## DATA EXCERPT
:::::
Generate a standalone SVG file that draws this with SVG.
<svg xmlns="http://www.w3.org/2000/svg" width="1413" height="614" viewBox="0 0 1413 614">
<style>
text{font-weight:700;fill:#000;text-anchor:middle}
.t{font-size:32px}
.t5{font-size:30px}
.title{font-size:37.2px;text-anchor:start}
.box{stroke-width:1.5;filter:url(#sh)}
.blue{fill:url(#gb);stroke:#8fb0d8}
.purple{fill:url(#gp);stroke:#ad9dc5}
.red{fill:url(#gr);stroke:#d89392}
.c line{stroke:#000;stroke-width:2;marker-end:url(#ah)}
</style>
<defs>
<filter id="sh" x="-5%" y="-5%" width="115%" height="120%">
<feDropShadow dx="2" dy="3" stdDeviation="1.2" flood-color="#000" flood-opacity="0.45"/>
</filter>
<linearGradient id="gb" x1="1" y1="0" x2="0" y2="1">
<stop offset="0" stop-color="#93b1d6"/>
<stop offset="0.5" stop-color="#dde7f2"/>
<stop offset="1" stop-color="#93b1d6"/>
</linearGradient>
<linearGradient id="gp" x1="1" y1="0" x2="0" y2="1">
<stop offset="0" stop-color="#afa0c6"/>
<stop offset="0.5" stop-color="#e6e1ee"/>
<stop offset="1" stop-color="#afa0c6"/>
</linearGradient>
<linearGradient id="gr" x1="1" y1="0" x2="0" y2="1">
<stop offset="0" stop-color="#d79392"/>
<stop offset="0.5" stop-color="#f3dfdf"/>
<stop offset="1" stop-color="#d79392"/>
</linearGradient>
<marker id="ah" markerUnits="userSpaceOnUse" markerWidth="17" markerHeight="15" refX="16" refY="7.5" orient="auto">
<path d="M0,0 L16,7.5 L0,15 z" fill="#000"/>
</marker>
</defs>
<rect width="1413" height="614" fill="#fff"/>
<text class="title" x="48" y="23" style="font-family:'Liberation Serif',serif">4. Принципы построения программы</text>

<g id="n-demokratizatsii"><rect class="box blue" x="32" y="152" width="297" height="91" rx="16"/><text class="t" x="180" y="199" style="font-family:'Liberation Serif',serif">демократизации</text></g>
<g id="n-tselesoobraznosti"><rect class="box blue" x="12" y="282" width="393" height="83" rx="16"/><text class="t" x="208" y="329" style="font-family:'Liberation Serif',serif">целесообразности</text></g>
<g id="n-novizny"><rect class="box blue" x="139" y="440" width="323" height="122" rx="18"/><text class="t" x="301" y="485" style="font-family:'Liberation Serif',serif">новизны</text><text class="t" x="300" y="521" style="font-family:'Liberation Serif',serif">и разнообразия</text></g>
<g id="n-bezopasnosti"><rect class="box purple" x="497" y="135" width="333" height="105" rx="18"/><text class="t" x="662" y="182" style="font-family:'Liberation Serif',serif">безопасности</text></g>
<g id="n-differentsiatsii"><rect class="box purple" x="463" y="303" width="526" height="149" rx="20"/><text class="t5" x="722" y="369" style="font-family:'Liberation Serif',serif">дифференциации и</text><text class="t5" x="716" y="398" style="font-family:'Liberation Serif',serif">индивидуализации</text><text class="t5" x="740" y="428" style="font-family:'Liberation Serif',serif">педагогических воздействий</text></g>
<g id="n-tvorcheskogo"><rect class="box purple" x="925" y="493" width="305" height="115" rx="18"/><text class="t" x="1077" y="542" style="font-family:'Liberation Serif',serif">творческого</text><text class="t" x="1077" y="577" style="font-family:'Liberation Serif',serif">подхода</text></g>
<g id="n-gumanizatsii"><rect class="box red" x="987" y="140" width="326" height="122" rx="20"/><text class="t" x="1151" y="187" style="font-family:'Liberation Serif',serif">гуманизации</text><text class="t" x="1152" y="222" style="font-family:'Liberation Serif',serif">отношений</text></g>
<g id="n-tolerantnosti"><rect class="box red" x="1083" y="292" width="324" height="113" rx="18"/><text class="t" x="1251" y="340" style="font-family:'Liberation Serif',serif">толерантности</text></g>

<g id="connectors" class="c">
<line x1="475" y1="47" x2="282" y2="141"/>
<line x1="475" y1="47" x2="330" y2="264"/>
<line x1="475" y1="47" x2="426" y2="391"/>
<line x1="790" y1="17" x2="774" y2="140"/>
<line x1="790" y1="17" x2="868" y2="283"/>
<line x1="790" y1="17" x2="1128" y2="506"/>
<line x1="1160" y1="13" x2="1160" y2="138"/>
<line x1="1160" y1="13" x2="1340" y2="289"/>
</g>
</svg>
:::::
## GOAL
All of the data shown above must be copied exactly.

## OUTPUT
Generate a standalone SVG file that draws this with SVG.
<svg xmlns="http://www.w3.org/2000/svg" width="1413" height="614" viewBox="0 0 1413 614">
<style>
text{font-weight:700;fill:#000;text-anchor:middle}
.t{font-size:32px}
.t5{font-size:30px}
.title{font-size:37.2px;text-anchor:start}
.box{stroke-width:1.5;filter:url(#sh)}
.blue{fill:url(#gb);stroke:#8fb0d8}
.purple{fill:url(#gp);stroke:#ad9dc5}
.red{fill:url(#gr);stroke:#d89392}
.c line{stroke:#000;stroke-width:2;marker-end:url(#ah)}
</style>
<defs>
<filter id="sh" x="-5%" y="-5%" width="115%" height="120%">
<feDropShadow dx="2" dy="3" stdDeviation="1.2" flood-color="#000" flood-opacity="0.45"/>
</filter>
<linearGradient id="gb" x1="1" y1="0" x2="0" y2="1">
<stop offset="0" stop-color="#93b1d6"/>
<stop offset="0.5" stop-color="#dde7f2"/>
<stop offset="1" stop-color="#93b1d6"/>
</linearGradient>
<linearGradient id="gp" x1="1" y1="0" x2="0" y2="1">
<stop offset="0" stop-color="#afa0c6"/>
<stop offset="0.5" stop-color="#e6e1ee"/>
<stop offset="1" stop-color="#afa0c6"/>
</linearGradient>
<linearGradient id="gr" x1="1" y1="0" x2="0" y2="1">
<stop offset="0" stop-color="#d79392"/>
<stop offset="0.5" stop-color="#f3dfdf"/>
<stop offset="1" stop-color="#d79392"/>
</linearGradient>
<marker id="ah" markerUnits="userSpaceOnUse" markerWidth="17" markerHeight="15" refX="16" refY="7.5" orient="auto">
<path d="M0,0 L16,7.5 L0,15 z" fill="#000"/>
</marker>
</defs>
<rect width="1413" height="614" fill="#fff"/>
<text class="title" x="48" y="23" style="font-family:'Liberation Serif',serif">4. Принципы построения программы</text>

<g id="n-demokratizatsii"><rect class="box blue" x="32" y="152" width="297" height="91" rx="16"/><text class="t" x="180" y="199" style="font-family:'Liberation Serif',serif">демократизации</text></g>
<g id="n-tselesoobraznosti"><rect class="box blue" x="12" y="282" width="393" height="83" rx="16"/><text class="t" x="208" y="329" style="font-family:'Liberation Serif',serif">целесообразности</text></g>
<g id="n-novizny"><rect class="box blue" x="139" y="440" width="323" height="122" rx="18"/><text class="t" x="301" y="485" style="font-family:'Liberation Serif',serif">новизны</text><text class="t" x="300" y="521" style="font-family:'Liberation Serif',serif">и разнообразия</text></g>
<g id="n-bezopasnosti"><rect class="box purple" x="497" y="135" width="333" height="105" rx="18"/><text class="t" x="662" y="182" style="font-family:'Liberation Serif',serif">безопасности</text></g>
<g id="n-differentsiatsii"><rect class="box purple" x="463" y="303" width="526" height="149" rx="20"/><text class="t5" x="722" y="369" style="font-family:'Liberation Serif',serif">дифференциации и</text><text class="t5" x="716" y="398" style="font-family:'Liberation Serif',serif">индивидуализации</text><text class="t5" x="740" y="428" style="font-family:'Liberation Serif',serif">педагогических воздействий</text></g>
<g id="n-tvorcheskogo"><rect class="box purple" x="925" y="493" width="305" height="115" rx="18"/><text class="t" x="1077" y="542" style="font-family:'Liberation Serif',serif">творческого</text><text class="t" x="1077" y="577" style="font-family:'Liberation Serif',serif">подхода</text></g>
<g id="n-gumanizatsii"><rect class="box red" x="987" y="140" width="326" height="122" rx="20"/><text class="t" x="1151" y="187" style="font-family:'Liberation Serif',serif">гуманизации</text><text class="t" x="1152" y="222" style="font-family:'Liberation Serif',serif">отношений</text></g>
<g id="n-tolerantnosti"><rect class="box red" x="1083" y="292" width="324" height="113" rx="18"/><text class="t" x="1251" y="340" style="font-family:'Liberation Serif',serif">толерантности</text></g>

<g id="connectors" class="c">
<line x1="475" y1="47" x2="282" y2="141"/>
<line x1="475" y1="47" x2="330" y2="264"/>
<line x1="475" y1="47" x2="426" y2="391"/>
<line x1="790" y1="17" x2="774" y2="140"/>
<line x1="790" y1="17" x2="868" y2="283"/>
<line x1="790" y1="17" x2="1128" y2="506"/>
<line x1="1160" y1="13" x2="1160" y2="138"/>
<line x1="1160" y1="13" x2="1340" y2="289"/>
</g>
</svg>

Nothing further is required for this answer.